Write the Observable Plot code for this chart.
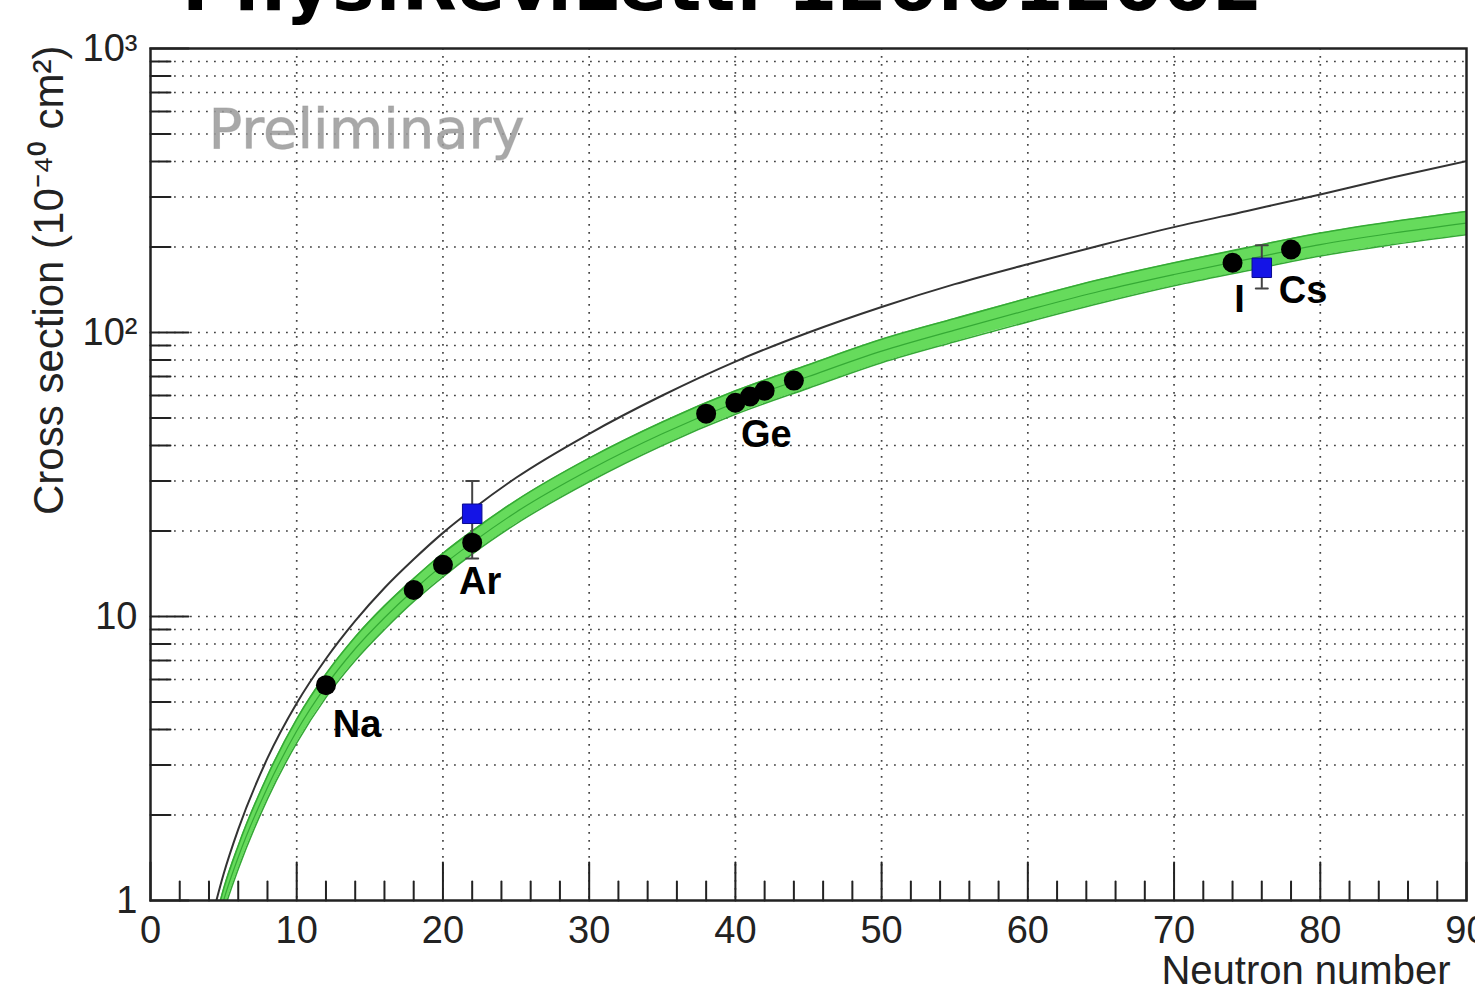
<!DOCTYPE html>
<html><head><meta charset="utf-8">
<script src="https://cdn.jsdelivr.net/npm/d3@7"></script>
<script src="https://cdn.jsdelivr.net/npm/@observablehq/plot@0.6"></script>
<style>
html,body{margin:0;padding:0;background:#fff;overflow:hidden;width:1475px;height:994px;}
#chart{position:absolute;left:0;top:0;}
#title{position:absolute;left:182px;top:-50px;font-family:"DejaVu Sans";font-weight:bold;font-size:71.5px;line-height:71px;white-space:nowrap;color:#000;}
</style></head><body>
<div id="chart"></div>
<div id="title">Phys.Rev.Lett. 126.012002</div>
<script>
// Green band: CEvNS prediction (centre and uncertainty edges)
const bandN   = [4.5, 5, 6, 8, 10, 12, 14, 16, 18, 20, 22, 25, 30, 35, 40, 45, 50, 55, 60, 65, 70, 75, 80, 85, 90];
const bandMid = [0.8, 1.0, 1.42, 2.5, 3.95, 5.7, 7.7, 9.9, 12.4, 15.2, 18.2, 23.3, 32.8, 44, 56.6, 70, 86, 102, 120, 140, 160, 181, 204, 224, 243];
const bandLo  = [0.73, 0.91, 1.29, 2.28, 3.59, 5.19, 7.0, 9.0, 11.3, 13.8, 16.6, 21.2, 29.8, 40.0, 51.5, 63.7, 78.3, 92.8, 109, 127, 146, 165, 186, 204, 221];
const bandHi  = [0.88, 1.1, 1.56, 2.75, 4.35, 6.27, 8.47, 10.9, 13.6, 16.7, 20.0, 25.6, 36.1, 48.4, 62.3, 77, 94.6, 112, 132, 154, 176, 199, 224, 246, 267];
// Thin black curve
const blackN   = [4.0, 5, 6, 8, 10, 12, 14, 16, 18, 20, 22, 25, 30, 35, 40, 45, 50, 55, 60, 65, 70, 75, 80, 85, 90];
const blackVal = [0.79, 1.24, 1.78, 3.17, 4.95, 7.1, 9.65, 12.6, 15.9, 19.7, 23.8, 30.8, 44, 60, 79, 100, 123, 148, 174, 203, 235, 268, 306, 352, 401];
// Isotope predictions (black points)
const isoN   = [12, 18, 20, 22, 38, 40, 41, 42, 44, 74, 78];
const isoVal = [5.73, 12.4, 15.2, 18.2, 51.8, 56.6, 59.5, 62.4, 67.7, 176, 196];
// Measurements (blue squares)
const measN   = [22, 76];
const measVal = [23, 169];
const measLo  = [16, 143];
const measHi  = [30, 203];
// Element labels, attached to isotope points
const elemNames = ["Na", "Ar", "Ge", "I", "Cs"];
const elemAtN   = [12, 22, 40, 74, 78];
// Axis ticks
const xMajor = [0, 10, 20, 30, 40, 50, 60, 70, 80, 90];
const xLabels = ["0", "10", "20", "30", "40", "50", "60", "70", "80", "90"];
const xMinor = d3.range(0, 91, 2).filter(d => d % 10 !== 0);
const yMajor = [1, 10, 100, 1000];
const yLabels = ["1", "10", "10²", "10³"];
const yMinor = [1, 10, 100].flatMap(p => [2,3,4,5,6,7,8,9].map(k => k * p));

const band = bandN.map((n, i) => ({n, mid: bandMid[i], lo: bandLo[i], hi: bandHi[i]}));
const black = blackN.map((n, i) => ({n, v: blackVal[i]}));
const iso = isoN.map((n, i) => ({n, v: isoVal[i]}));
const meas = measN.map((n, i) => ({n, v: measVal[i], lo: measLo[i], hi: measHi[i]}));
const elems = elemNames.map((name, i) => ({name, n: elemAtN[i], v: isoVal[isoN.indexOf(elemAtN[i])]}));

const tickShape = {draw(ctx, l) { ctx.moveTo(0, 0); ctx.lineTo(0, -l); }};
const font = "Liberation Sans, Arial, Helvetica, sans-serif";
const gridStyle = {stroke: "#444", strokeWidth: 1.7, strokeDasharray: "1.8,6.2"};
const elemOffsets = {Na: [31, 40], Ar: [8, 39], Ge: [31, 32], I: [7, 37], Cs: [12, 41]};

const chart = Plot.plot({
  width: 1475, height: 994,
  marginTop: 48, marginLeft: 150, marginRight: 9, marginBottom: 94,
  style: {background: "white", overflow: "visible"},
  x: {domain: [0, 90], axis: null},
  y: {type: "log", domain: [1, 1000], axis: null},
  marks: [
    Plot.ruleX(xMajor.slice(1, -1), gridStyle),
    Plot.ruleY([...yMinor, 10, 100], gridStyle),
    Plot.text(["Preliminary"], {frameAnchor: "top-left", dx: 58, dy: 82, textAnchor: "start", lineAnchor: "middle",
      fontFamily: "DejaVu Sans", fontSize: 56, fill: "#999", fillOpacity: 0.85, stroke: "#999", strokeOpacity: 0.5, strokeWidth: 1}),
    Plot.areaY(band, {x: "n", y1: "lo", y2: "hi", curve: "monotone-x", fill: "#66db5c", clip: true}),
    Plot.line(band, {x: "n", y: "lo", curve: "monotone-x", stroke: "#35aa35", strokeWidth: 1.6, clip: true}),
    Plot.line(band, {x: "n", y: "hi", curve: "monotone-x", stroke: "#35aa35", strokeWidth: 1.6, clip: true}),
    Plot.line(band, {x: "n", y: "mid", curve: "monotone-x", stroke: "#35aa35", strokeWidth: 1.2, clip: true}),
    Plot.line(black, {x: "n", y: "v", curve: "monotone-x", stroke: "#333", strokeWidth: 2, clip: true}),
    Plot.ruleX(meas, {x: "n", y1: "lo", y2: "hi", stroke: "#444", strokeWidth: 2}),
    Plot.vector(meas, {x: "n", y: "lo", length: 12, rotate: 90, anchor: "middle", shape: tickShape, stroke: "#444", strokeWidth: 2}),
    Plot.vector(meas, {x: "n", y: "hi", length: 12, rotate: 90, anchor: "middle", shape: tickShape, stroke: "#444", strokeWidth: 2}),
    Plot.dot(iso, {x: "n", y: "v", r: 10, fill: "black"}),
    Plot.dot(meas, {x: "n", y: "v", symbol: "square", r: 11, fill: "#1414e6", stroke: "#0a0a90", strokeWidth: 1}),
    ...elems.map(e => Plot.text([e], {x: "n", y: "v", text: "name", dx: elemOffsets[e.name][0], dy: elemOffsets[e.name][1],
      lineAnchor: "middle", fontFamily: font, fontWeight: "bold", fontSize: 38, fill: "black"})),
    Plot.frame({stroke: "#222", strokeWidth: 2.5}),
    Plot.vector(xMajor, {x: d => d, y: () => 1, length: 38, rotate: 0, anchor: "start", shape: tickShape, stroke: "#222", strokeWidth: 2}),
    Plot.vector(xMinor, {x: d => d, y: () => 1, length: 19, rotate: 0, anchor: "start", shape: tickShape, stroke: "#222", strokeWidth: 2}),
    Plot.vector(yMajor, {x: () => 0, y: d => d, length: 38, rotate: 90, anchor: "start", shape: tickShape, stroke: "#222", strokeWidth: 2}),
    Plot.vector(yMinor, {x: () => 0, y: d => d, length: 20, rotate: 90, anchor: "start", shape: tickShape, stroke: "#222", strokeWidth: 2}),
    Plot.text(xMajor, {x: d => d, text: (d, i) => xLabels[i], frameAnchor: "bottom", dy: 30, lineAnchor: "middle",
      fontFamily: font, fontSize: 38, fill: "#222"}),
    Plot.text(yMajor, {y: d => d, text: (d, i) => yLabels[i], frameAnchor: "left", dx: -13, textAnchor: "end", lineAnchor: "middle",
      fontFamily: font, fontSize: 38, fill: "#222"}),
    Plot.text(["Neutron number"], {frameAnchor: "bottom-right", dx: -16, dy: 71, textAnchor: "end", lineAnchor: "middle",
      fontFamily: font, fontSize: 40, fill: "#222"}),
    Plot.text(["Cross section (10⁻⁴⁰ cm²)"], {frameAnchor: "top-left", dx: -101, dy: -3, rotate: -90, textAnchor: "end", lineAnchor: "middle",
      fontFamily: font, fontSize: 42, fill: "#222"})
  ]
});
document.getElementById("chart").appendChild(chart);
</script>
</body></html>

GOAL: Each line holding "chart" must be found and copied.

REPLY TO THE EXERCISE:
Write the Observable Plot code for this chart.
#chart{position:absolute;left:0;top:0;}
<div id="chart"></div>
const chart = Plot.plot({
document.getElementById("chart").appendChild(chart);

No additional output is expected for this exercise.